This is a more or less unsorted list of various, mostly major todos throughout the tool chain. Most (if not all) of the todos are currently unassigned. If you want to work on one (or more) of the items, please contact the author of the todo entry (see git blame) for further information and coordination.

ISA, General Framework

  • Define variant of ISA with only 32-bit instructions
    • Variant A: Use existing ISA, adapt compiler and linker to load immediates with short ALUi instructions only.
      • Define new linker relocation types, load symbols using multiple ALUi instructions.
      • Define new patterns to load constants
    • Variant B: Adapt ISA to add 16-bit LI low and high nibble, if possible combine ALU operation with second load.
      • Same as Variant A, but less instruction overhead
  • Make 16 byte alignment of subfunctions a requirement
    • Immediates of call/ret/brcf can be in 16 byte units, quadruples the supported top code address.
    • call-with-return-to-subfunction can be naturally defined with aligned return
    • assembler (paasm and patmos-llc) should ensure alignment

Compiler

  • Upgrade to LLVM 3.6 (or 3.7)
    • Should fix compilation issue with clang > 3.4 (?)
    • Further reduce amout of patches outside of Patmos backend
      • Check if new PassManager supports module passes in backend, switch to new manager and adapt for machine module passes if necessary.
      • Check for local patches related to merging of debug infos, check if bugfix is still necessary
  • Debugging Support
    • Test patmos-lldb and integrate it into the build scripts.
      • Support for Stack unwinding?
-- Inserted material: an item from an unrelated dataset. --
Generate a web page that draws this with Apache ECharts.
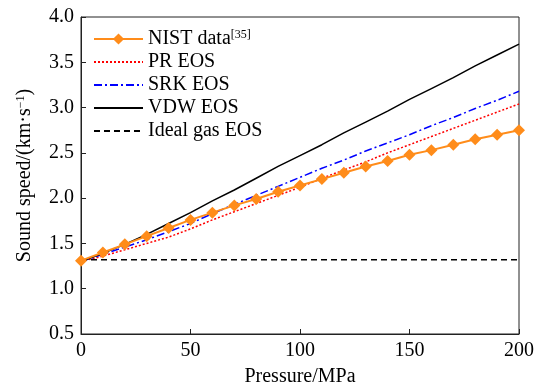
<!DOCTYPE html>
<html>
<head>
<meta charset="utf-8">
<script src="https://cdn.jsdelivr.net/npm/echarts@6/dist/echarts.min.js"></script>
<style>html,body{margin:0;padding:0;background:#fff;}#c{width:539px;height:392px;}</style>
</head>
<body>
<div id="c"></div>
<script>
const pressure = [0,10,20,30,40,50,60,70,80,90,100,110,120,130,140,150,160,170,180,190,200];
const nist  = [1.31,1.40,1.49,1.58,1.67,1.76,1.84,1.92,1.99,2.07,2.14,2.21,2.28,2.35,2.41,2.48,2.53,2.59,2.65,2.70,2.75];
const pr    = [1.30,1.36,1.43,1.50,1.57,1.66,1.76,1.85,1.94,2.03,2.12,2.22,2.31,2.40,2.50,2.59,2.68,2.77,2.86,2.95,3.04];
const srk   = [1.30,1.38,1.46,1.54,1.63,1.72,1.83,1.93,2.03,2.13,2.23,2.33,2.42,2.52,2.61,2.70,2.80,2.89,2.99,3.08,3.18];
const vdw   = [1.30,1.39,1.49,1.60,1.72,1.84,1.97,2.09,2.22,2.35,2.47,2.59,2.72,2.84,2.96,3.09,3.21,3.33,3.46,3.58,3.70];
const ideal = [1.32,1.32,1.32,1.32,1.32,1.32,1.32,1.32,1.32,1.32,1.32,1.32,1.32,1.32,1.32,1.32,1.32,1.32,1.32,1.32,1.32];
const seriesNames = ['NIST data', 'PR EOS', 'SRK EOS', 'VDW EOS', 'Ideal gas EOS'];
const xTicks = [0, 50, 100, 150, 200];
const yTicks = [0.5, 1.0, 1.5, 2.0, 2.5, 3.0, 3.5, 4.0];

const pairs = arr => pressure.map((p, i) => [p, arr[i]]);
const font = "'Liberation Serif', 'Times New Roman', serif";
const FS = 20;
const chart = echarts.init(document.getElementById('c'), null, {renderer: 'canvas'});
chart.setOption({
  animation: false,
  grid: {left: 81, right: 20, top: 17, bottom: 58, show: true, borderColor: '#222', borderWidth: 1},
  legend: {
    orient: 'vertical', left: 93, top: 29, padding: 0, itemWidth: 49, itemHeight: 14, itemGap: 3,
    data: seriesNames.map((n, i) => i === 0 ? {name: n} : {name: n, itemStyle: {opacity: 0}}),
    formatter: n => n === 'NIST data' ? '{a|NIST data}{s|[35]}' : '{a|' + n + '}',
    textStyle: {
      fontFamily: font, fontSize: FS, color: '#000', lineHeight: 20, padding: [0, 0, 0, 0],
      rich: {
        a: {fontFamily: font, fontSize: FS, color: '#000', lineHeight: 20},
        s: {fontFamily: font, fontSize: 12, color: '#000', verticalAlign: 'top', lineHeight: 20, padding: [0,0,6,0]}
      }
    }
  },
  xAxis: {
    type: 'value', min: xTicks[0], max: xTicks[xTicks.length-1], interval: 50,
    name: 'Pressure/MPa', nameLocation: 'middle', nameGap: 33,
    nameTextStyle: {fontFamily: font, fontSize: FS, color: '#000'},
    axisLine: {show: true, lineStyle: {color: '#222', width: 1}},
    axisTick: {show: true, inside: true, length: 5, lineStyle: {color: '#222'}},
    axisLabel: {fontFamily: font, fontSize: FS, color: '#000', margin: 7},
    splitLine: {show: false}
  },
  yAxis: {
    type: 'value', min: yTicks[0], max: yTicks[yTicks.length-1], interval: 0.5,
    name: '{a|Sound speed/(km·s}{s|−1}{a|)}', nameLocation: 'middle', nameGap: 46,
    nameTextStyle: {fontFamily: font, fontSize: FS, color: '#000',
      rich: {
        a: {fontFamily: font, fontSize: FS, color: '#000'},
        s: {fontFamily: font, fontSize: 12, color: '#000', verticalAlign: 'top', padding: [0,0,6,0]}
      }
    },
    axisLine: {show: true, lineStyle: {color: '#222', width: 1}},
    axisTick: {show: true, inside: true, length: 5, lineStyle: {color: '#222'}},
    axisLabel: {fontFamily: font, fontSize: FS, color: '#000', margin: 7, formatter: v => v.toFixed(1)},
    splitLine: {show: false}
  },
  series: [
    {name: seriesNames[0], type: 'line', data: pairs(nist), symbol: 'diamond', symbolSize: 12,
     itemStyle: {color: '#ff8c1a'}, lineStyle: {color: '#ff8c1a', width: 2}, z: 5},
    {name: seriesNames[1], type: 'line', data: pairs(pr), symbol: 'none',
     itemStyle: {color: '#ff0000'}, lineStyle: {color: '#ff0000', width: 1.5, type: [2, 2]}},
    {name: seriesNames[2], type: 'line', data: pairs(srk), symbol: 'none',
     itemStyle: {color: '#0000ff'}, lineStyle: {color: '#0000ff', width: 1.5, type: [8, 3, 2, 3]}},
    {name: seriesNames[3], type: 'line', data: pairs(vdw), symbol: 'none',
     itemStyle: {color: '#000'}, lineStyle: {color: '#000', width: 1.5}},
    {name: seriesNames[4], type: 'line', data: pairs(ideal), symbol: 'none',
     itemStyle: {color: '#000'}, lineStyle: {color: '#000', width: 1.4, type: [6, 4]}}
  ]
});
</script>
</body>
</html>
Define stack layout for unwinding
      • Simulator support?
      • Document in handbook
  • Various Code Generation Issues
    • The compiler generates code like this quite often (but not always): p1 = cmp r1,r2 (p1) br .LBB1 br .LBB2 .LBB1 .... It would be more efficient to predicate the second jump with (!p1) and make the first branch into a fall-through. Check where this comes from (code layout, branch code generation?, function splitter?, ..) and fix/optimize this (avoid peephole optimization, should be fixed at source).
  • Scheduling
    • Check for any advances in the LLVM 3.6 scheduling framework, adapt if possible
    • Improve scheduling of instructions with mutually exclusive predicates.
      • Get information about exclusive predicates from if-conversion or SP-pass, or add an analysis pass.
      • Update dependency graph: remove dependencies between independent instructions, but add new dependencies to 'true' data-flow successors and predecessors of predicated instructions. Either modify DFG on the fly or adapt DFG construction to support predicated instructions.
      • This will primarily improve dual-issue code, but may also improve single-issue code in rare cases. The overall improvement is probably quite low in any case, since it basically only affects if-converted code.
    • Implement a global scheduler
      • Schedule instructions over BB boundaries in order to fill delay slots.
        • Move unpredicated instructions into the delay slot of the branch and predicate them with the predicate of the branch.
      • Prefer moving instructions from the most likely target or the current WCET path / the most critical paths.
    • Integrate Delay-slot killer with scheduling strategy. Determine type of branch instruction based on available fill instructions.
    • Enable overlapping of delay-slots of predicated instructions (p1) br .LBB1 (!p1) brnd .LBB2 (p1) <instr. from .LBB1
      • This is already partially and optionally done by the function splitter
      • WCET analysis (CFG reconstruction, ..) needs to support this kind of code
    • Look into optimizations for very tight loops: do software pipelining for loop condition if possible, to move whole loop body into branch delay slots.
    • Make more efficient use of predicates in the code generator
      • Loops with two iterations can use a predicate as loop counter
        • Loops with more iterations can be reduced to such loops by loop unrolling
      • Bool values that are used as guards or in bool operations only can be stored in predicate registers. Check if this can save conversion instructions.
    • Compare results of scheduler with manual asm implementations of patmos/ctzsi2,c and patmos/udivsi3.c
  • Automatic use of data scratch-pad
    • Let the compiler use the local scratchpad for register- and predicate spilling in the backend
    • Analysis to find data that can be stored in the scratchpad, or that profits from fetching to the scratchpad before (multiple) use (over having D$ conflicts or by using more efficient (?) burst transfers). Run analysis on bitcode.
  • Optimize code size versus performance
    • Tune inliner and loop optimization heuristics to high latencies and caches of Patmos.
      • Avoid inlining large callees multiple times within the same cache persistence scope.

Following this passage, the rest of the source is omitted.